***** DATA SHOWN *****

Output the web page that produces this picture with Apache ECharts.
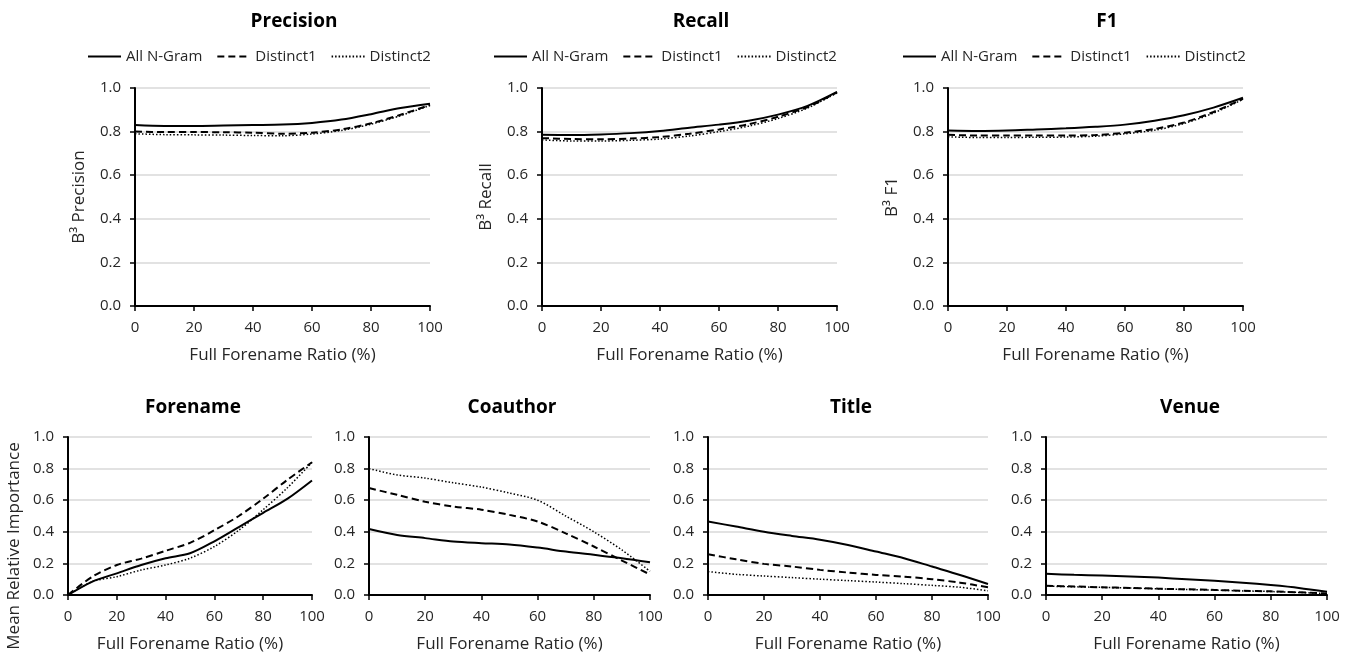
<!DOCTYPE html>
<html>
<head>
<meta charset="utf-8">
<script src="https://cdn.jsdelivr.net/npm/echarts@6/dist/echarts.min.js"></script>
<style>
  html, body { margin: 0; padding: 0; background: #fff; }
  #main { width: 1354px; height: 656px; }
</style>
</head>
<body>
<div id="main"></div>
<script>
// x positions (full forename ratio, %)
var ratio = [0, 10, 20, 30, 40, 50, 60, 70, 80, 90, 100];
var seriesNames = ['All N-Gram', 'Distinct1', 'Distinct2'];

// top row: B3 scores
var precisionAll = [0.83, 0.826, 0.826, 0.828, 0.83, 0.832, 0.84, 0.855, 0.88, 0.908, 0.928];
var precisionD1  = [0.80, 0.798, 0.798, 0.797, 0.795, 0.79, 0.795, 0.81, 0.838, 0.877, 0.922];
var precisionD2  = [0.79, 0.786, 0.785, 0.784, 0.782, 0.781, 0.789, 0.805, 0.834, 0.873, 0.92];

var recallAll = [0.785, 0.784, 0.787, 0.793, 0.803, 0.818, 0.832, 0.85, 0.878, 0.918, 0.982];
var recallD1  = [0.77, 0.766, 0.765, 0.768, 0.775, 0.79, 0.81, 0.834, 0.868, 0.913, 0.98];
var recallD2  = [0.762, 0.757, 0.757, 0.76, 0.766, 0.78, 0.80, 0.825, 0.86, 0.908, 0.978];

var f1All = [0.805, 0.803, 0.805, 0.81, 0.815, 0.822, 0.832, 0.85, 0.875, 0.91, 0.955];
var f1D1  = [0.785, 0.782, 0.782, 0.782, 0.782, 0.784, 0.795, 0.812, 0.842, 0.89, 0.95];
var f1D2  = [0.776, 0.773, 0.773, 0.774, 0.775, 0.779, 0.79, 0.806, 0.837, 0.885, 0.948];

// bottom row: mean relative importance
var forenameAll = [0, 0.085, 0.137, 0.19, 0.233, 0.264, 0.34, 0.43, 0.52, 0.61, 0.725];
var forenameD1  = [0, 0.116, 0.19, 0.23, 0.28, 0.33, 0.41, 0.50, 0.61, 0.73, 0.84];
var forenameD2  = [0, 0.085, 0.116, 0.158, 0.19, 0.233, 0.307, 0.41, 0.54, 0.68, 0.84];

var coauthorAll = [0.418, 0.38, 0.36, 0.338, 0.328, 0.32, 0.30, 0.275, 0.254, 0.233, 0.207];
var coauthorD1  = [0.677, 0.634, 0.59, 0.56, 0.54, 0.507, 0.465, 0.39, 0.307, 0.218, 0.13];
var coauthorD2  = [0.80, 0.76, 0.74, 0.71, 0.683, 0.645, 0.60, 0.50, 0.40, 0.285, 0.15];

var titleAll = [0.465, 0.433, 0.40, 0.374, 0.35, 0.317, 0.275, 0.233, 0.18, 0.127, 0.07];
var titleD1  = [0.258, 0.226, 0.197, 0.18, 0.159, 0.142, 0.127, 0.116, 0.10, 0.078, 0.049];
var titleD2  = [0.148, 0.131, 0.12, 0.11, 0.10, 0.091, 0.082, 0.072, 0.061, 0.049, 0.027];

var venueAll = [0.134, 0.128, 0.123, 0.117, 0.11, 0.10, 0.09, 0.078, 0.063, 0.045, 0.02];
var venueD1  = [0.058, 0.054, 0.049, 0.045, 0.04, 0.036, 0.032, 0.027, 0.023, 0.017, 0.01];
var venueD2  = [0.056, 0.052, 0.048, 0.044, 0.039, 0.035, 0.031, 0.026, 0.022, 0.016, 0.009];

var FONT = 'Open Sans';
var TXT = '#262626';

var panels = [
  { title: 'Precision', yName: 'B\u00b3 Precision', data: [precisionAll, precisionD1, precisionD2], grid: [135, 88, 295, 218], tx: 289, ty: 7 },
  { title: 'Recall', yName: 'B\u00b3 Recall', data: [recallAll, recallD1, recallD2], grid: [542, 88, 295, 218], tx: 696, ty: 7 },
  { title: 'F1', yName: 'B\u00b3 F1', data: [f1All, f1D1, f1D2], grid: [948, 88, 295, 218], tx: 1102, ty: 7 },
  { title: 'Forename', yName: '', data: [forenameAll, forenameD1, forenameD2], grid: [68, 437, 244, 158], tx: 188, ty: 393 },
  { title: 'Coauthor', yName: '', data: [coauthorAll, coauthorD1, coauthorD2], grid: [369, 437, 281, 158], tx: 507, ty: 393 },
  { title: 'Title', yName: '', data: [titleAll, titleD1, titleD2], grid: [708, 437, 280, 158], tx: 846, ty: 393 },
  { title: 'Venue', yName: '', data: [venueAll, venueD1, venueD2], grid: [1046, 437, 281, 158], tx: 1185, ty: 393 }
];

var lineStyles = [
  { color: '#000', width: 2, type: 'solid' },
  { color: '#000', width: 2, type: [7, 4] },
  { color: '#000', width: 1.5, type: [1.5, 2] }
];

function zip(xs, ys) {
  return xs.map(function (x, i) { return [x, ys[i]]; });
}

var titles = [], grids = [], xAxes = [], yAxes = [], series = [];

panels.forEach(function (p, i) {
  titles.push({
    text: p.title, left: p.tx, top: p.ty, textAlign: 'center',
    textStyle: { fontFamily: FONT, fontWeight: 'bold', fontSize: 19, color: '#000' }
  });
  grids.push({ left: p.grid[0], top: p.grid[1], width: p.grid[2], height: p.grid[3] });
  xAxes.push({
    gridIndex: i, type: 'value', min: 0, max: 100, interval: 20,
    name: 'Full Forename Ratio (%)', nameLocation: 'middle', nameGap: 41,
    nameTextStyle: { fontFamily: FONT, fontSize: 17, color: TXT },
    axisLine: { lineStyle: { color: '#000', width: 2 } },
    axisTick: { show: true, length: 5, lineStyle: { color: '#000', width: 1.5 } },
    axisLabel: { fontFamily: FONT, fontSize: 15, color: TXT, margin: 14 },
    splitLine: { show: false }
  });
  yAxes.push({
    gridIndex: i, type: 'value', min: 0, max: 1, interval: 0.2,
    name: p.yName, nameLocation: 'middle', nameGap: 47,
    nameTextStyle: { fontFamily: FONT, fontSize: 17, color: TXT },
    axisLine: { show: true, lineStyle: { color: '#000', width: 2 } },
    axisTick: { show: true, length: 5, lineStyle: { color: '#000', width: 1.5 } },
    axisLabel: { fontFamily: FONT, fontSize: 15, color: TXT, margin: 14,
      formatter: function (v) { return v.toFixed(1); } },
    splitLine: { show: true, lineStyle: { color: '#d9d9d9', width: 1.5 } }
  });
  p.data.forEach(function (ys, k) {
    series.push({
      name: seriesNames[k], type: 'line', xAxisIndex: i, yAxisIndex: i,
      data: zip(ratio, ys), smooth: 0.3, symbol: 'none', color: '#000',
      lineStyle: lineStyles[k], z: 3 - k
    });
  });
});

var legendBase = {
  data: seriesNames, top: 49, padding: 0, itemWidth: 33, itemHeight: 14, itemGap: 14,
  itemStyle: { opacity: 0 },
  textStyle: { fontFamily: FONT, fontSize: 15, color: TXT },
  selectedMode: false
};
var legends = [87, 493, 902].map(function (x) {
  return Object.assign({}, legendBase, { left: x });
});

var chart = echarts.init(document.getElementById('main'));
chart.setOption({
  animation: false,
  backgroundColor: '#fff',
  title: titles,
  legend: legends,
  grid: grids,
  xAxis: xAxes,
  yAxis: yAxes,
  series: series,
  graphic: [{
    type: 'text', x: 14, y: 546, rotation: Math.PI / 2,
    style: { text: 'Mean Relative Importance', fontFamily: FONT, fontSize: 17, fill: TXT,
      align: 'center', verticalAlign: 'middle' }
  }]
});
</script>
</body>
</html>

*****
***** DATA SHOWN *****

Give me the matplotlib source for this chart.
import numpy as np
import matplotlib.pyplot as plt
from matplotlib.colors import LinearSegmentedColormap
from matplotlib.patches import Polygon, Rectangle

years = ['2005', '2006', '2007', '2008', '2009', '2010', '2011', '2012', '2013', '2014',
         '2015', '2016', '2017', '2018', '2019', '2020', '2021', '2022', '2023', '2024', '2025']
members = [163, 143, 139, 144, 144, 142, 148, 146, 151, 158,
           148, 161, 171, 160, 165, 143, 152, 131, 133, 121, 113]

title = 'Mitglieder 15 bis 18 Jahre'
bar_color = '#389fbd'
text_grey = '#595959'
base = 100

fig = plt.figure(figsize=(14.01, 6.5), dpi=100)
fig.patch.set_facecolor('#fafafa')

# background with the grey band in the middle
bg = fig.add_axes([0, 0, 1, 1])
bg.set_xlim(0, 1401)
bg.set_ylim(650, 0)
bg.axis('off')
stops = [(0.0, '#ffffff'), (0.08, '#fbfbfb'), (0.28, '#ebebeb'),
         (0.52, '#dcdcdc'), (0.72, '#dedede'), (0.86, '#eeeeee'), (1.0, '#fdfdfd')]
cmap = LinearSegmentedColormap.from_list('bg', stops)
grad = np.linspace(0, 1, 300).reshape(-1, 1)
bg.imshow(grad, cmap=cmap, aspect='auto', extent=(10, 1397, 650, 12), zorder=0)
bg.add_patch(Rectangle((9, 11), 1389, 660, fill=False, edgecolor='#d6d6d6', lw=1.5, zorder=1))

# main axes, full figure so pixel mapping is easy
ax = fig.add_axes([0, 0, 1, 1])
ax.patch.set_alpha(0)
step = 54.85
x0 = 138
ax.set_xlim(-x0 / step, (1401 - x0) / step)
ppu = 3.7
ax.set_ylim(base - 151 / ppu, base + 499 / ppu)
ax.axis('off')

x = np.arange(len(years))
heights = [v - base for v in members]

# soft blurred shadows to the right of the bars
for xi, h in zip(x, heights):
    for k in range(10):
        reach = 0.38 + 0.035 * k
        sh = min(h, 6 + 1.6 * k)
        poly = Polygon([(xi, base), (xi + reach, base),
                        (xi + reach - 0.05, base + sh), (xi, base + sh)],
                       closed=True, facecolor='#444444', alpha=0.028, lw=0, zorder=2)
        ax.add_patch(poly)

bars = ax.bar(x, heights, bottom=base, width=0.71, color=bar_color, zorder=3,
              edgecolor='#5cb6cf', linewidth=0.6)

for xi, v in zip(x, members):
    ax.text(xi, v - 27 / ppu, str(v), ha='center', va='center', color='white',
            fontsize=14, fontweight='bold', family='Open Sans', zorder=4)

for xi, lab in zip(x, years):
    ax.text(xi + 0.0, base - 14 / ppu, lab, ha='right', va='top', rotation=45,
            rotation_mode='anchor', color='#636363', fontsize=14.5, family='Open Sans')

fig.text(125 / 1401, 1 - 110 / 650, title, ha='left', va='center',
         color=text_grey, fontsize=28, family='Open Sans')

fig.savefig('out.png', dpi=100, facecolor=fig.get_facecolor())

*****
***** DATA SHOWN *****

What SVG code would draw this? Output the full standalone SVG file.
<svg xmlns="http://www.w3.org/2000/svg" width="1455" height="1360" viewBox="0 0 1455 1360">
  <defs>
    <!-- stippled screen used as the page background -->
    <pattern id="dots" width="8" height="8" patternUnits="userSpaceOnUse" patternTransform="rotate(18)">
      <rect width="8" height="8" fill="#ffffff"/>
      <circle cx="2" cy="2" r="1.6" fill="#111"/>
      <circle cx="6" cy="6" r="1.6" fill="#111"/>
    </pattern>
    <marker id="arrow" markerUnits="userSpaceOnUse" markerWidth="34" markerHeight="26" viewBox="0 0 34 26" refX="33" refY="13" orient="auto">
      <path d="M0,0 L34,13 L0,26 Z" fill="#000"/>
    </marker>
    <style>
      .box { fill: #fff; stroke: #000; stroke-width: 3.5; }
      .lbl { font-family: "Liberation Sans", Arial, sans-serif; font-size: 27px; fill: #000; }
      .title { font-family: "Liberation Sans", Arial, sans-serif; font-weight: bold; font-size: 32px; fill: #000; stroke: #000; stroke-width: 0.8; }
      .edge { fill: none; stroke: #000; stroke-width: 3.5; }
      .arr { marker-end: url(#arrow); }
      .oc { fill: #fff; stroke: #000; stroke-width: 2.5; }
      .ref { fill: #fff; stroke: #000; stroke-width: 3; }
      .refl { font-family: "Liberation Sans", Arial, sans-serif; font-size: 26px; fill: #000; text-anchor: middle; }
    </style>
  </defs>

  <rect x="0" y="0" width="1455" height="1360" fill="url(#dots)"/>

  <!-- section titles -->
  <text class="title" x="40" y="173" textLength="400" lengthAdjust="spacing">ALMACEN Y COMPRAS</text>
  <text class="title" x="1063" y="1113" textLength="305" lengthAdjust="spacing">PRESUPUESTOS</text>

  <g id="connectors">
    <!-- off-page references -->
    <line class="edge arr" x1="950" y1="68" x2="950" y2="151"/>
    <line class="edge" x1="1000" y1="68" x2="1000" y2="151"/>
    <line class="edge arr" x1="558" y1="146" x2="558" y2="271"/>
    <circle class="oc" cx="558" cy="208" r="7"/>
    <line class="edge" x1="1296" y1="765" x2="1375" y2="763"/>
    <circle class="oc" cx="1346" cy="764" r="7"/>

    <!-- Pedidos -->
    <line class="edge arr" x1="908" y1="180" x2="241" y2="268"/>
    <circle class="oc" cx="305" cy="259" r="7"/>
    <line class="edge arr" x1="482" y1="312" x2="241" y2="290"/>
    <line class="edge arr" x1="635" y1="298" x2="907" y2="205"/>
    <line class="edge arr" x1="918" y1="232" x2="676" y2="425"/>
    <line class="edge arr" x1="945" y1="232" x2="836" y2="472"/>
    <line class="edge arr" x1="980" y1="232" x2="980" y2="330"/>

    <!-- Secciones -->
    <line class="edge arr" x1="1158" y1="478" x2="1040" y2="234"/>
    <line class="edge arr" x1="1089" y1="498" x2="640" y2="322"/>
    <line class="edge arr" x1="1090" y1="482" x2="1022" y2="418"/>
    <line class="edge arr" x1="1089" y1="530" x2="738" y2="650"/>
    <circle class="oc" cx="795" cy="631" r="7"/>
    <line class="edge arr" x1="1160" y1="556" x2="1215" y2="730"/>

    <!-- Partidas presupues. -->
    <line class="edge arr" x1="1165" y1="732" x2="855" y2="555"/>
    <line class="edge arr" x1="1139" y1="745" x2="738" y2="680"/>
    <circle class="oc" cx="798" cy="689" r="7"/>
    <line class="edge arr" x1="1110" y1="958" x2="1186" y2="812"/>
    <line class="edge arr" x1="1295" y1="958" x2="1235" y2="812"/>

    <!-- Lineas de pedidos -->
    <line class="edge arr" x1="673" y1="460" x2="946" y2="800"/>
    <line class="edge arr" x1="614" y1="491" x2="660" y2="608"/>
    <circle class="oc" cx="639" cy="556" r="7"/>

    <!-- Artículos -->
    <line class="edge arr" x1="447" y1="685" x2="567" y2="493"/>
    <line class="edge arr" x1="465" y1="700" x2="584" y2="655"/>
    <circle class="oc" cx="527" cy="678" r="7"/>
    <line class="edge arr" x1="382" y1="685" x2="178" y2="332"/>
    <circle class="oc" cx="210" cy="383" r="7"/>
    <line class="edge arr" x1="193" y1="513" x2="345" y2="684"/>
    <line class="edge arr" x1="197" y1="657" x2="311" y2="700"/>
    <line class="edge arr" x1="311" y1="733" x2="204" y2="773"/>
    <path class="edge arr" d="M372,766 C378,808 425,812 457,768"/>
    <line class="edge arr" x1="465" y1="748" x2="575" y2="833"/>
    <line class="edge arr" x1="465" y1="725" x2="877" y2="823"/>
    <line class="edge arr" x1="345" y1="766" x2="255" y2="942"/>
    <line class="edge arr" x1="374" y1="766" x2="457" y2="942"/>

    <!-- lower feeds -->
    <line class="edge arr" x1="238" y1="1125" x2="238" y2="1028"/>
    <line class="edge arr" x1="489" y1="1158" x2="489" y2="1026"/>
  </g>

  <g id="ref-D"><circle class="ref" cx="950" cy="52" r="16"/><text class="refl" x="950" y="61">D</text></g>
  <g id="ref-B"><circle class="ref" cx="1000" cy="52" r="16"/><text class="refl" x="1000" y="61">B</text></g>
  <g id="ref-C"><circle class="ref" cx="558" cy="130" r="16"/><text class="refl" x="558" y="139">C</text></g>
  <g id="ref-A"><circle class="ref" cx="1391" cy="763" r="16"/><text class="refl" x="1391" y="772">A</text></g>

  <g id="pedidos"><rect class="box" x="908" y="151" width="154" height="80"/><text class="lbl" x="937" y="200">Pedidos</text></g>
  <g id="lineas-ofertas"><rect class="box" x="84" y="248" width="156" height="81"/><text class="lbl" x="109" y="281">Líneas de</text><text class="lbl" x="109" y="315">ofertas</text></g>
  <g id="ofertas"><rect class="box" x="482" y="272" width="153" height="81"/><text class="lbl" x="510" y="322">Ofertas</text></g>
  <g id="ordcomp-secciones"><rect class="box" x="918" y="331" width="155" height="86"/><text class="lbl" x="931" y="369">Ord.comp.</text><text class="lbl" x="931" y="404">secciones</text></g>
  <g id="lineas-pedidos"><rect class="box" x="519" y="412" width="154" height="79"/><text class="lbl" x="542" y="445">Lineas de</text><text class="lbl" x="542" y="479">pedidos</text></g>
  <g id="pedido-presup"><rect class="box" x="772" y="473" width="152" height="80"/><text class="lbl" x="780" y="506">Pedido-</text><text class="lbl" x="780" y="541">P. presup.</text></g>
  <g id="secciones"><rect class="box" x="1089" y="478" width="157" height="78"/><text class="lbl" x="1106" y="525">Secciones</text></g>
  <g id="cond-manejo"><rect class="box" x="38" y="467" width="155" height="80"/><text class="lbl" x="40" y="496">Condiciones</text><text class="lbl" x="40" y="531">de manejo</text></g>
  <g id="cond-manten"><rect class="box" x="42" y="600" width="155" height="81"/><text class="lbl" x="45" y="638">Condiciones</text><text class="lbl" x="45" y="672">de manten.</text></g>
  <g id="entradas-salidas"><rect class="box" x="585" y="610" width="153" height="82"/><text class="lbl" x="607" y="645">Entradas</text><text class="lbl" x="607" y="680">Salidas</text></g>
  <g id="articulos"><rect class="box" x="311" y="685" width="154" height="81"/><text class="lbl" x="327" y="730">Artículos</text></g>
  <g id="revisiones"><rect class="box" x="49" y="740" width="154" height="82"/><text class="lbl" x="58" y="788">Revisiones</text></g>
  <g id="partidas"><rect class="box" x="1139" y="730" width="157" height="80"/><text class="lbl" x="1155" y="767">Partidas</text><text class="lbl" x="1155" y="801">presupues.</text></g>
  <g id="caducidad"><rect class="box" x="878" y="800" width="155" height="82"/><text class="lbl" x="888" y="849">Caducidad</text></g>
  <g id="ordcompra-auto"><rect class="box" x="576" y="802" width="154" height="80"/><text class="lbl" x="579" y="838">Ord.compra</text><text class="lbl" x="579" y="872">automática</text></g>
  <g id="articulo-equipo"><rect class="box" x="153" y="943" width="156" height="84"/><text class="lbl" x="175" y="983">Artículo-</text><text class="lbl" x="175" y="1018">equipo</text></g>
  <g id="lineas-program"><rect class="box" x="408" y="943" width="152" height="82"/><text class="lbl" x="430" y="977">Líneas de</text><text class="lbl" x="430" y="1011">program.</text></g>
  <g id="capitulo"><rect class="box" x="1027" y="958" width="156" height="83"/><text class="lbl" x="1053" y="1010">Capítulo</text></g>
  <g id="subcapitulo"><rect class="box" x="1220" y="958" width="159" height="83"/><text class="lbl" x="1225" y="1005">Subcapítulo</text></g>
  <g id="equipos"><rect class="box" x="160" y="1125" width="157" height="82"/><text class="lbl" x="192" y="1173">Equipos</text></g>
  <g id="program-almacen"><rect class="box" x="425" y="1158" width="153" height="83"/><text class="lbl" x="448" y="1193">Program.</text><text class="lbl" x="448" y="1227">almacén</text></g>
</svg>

*****

*WHAT YOU HAVE TO DO:* From the records above, transcribe without alteration every line from the one with "Give me the matplotlib source for this chart." to the one with "fig.patch.set_facecolor('#fafafa')", inclusive.

*FINISHED EXERCISE:*
Give me the matplotlib source for this chart.
import numpy as np
import matplotlib.pyplot as plt
from matplotlib.colors import LinearSegmentedColormap
from matplotlib.patches import Polygon, Rectangle

years = ['2005', '2006', '2007', '2008', '2009', '2010', '2011', '2012', '2013', '2014',
         '2015', '2016', '2017', '2018', '2019', '2020', '2021', '2022', '2023', '2024', '2025']
members = [163, 143, 139, 144, 144, 142, 148, 146, 151, 158,
           148, 161, 171, 160, 165, 143, 152, 131, 133, 121, 113]

title = 'Mitglieder 15 bis 18 Jahre'
bar_color = '#389fbd'
text_grey = '#595959'
base = 100

fig = plt.figure(figsize=(14.01, 6.5), dpi=100)
fig.patch.set_facecolor('#fafafa')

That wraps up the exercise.